Proof: Suppose there are $N$ people and $B$ books. Each person likes at least $B/3$ of the books. Let people leave a mark on the book they like. Then, there will be at least $M=(NB)/3$ marks. The averaging argument claims that there exists a book with at least $N/3$ marks on it. Assume, to the contradiction, that no such book exists. Then, every book has fewer than $N/3$ marks. However, since there are $B$ books, the total number of marks will be fewer than $(NB)/3$, contradicting the fact that there are at least $M$ marks. $\scriptstyle\blacksquare$

== Formalized definition of averaging argument ==

Let X and Y be sets, let p be a predicate on X × Y and let f be a real number in the interval [0, 1]. If for each x in X and at least f |Y| of the elements y in Y satisfy p(x, y), then there exists a y in Y such that there exist at least f |X| elements x in X that satisfy p(x, y).

There is another definition, defined using the terminology of probability theory.

Let $f$ be some function. The averaging argument is the following claim: if we have a circuit $C$ such that $C(x, y) = f(x)$ with probability at least $\rho$, where $x$ is chosen at random and $y$ is chosen independently from some distribution $Y$ over $\{0, 1\}^m$ (which might not even be efficiently sampleable) then there exists a single string $y_0 \in \{0, 1\}^m$ such that $\Pr_x[C(x, y_0) = f(x)] \ge \rho$.

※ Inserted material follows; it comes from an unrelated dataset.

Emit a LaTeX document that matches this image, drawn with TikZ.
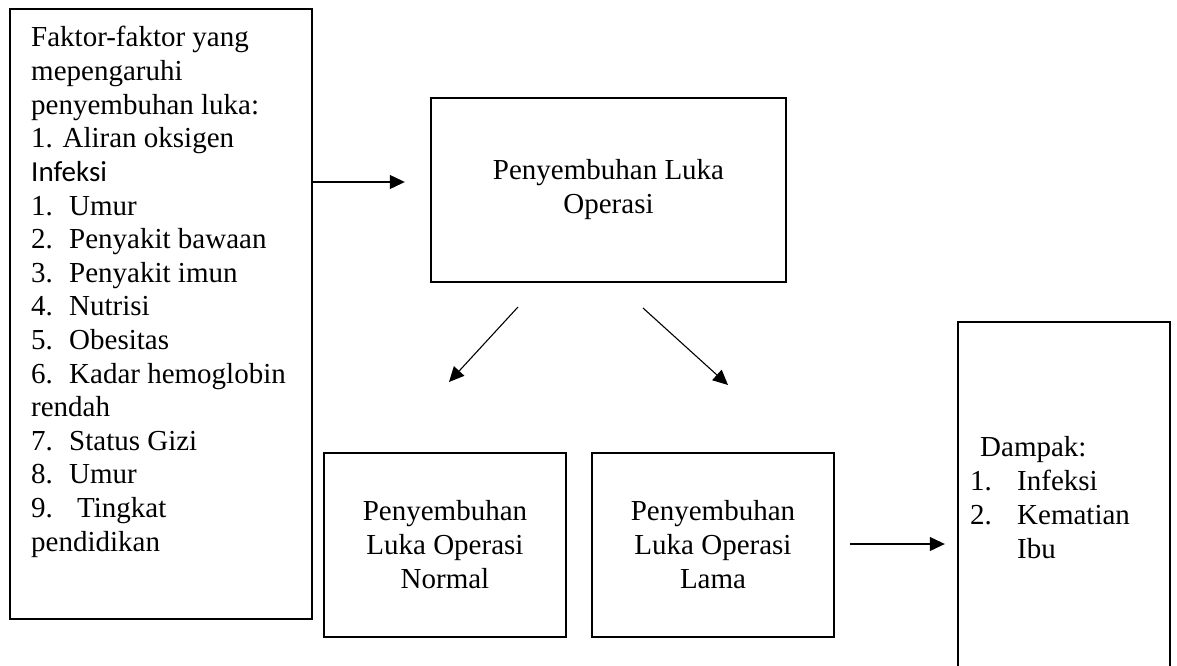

Indeed, for every $y$ define $p_y$ to be $\Pr_x[C(x, y) = f(x)]$ then

 $\Pr_{x,y}[C(x, y) = f(x)] = E_y[p_y] \,$

and then this reduces to the claim that for every random variable $Z$, if $E[Z] \ge \rho$ then $\Pr[Z \ge \rho] > 0$ (this holds since $E[Z]$ is the weighted average of $Z$ and clearly if the average of some values is at least $\rho$ then one of the values must be at least $\rho$).

== Application ==
This argument has wide use in complexity theory (e.g. proving $\mathsf{BPP}\subsetneq\mathsf{P/poly}$) and cryptography (e.g. proving that indistinguishable encryption results in semantic security). A plethora of such applications can be found in Goldreich's books.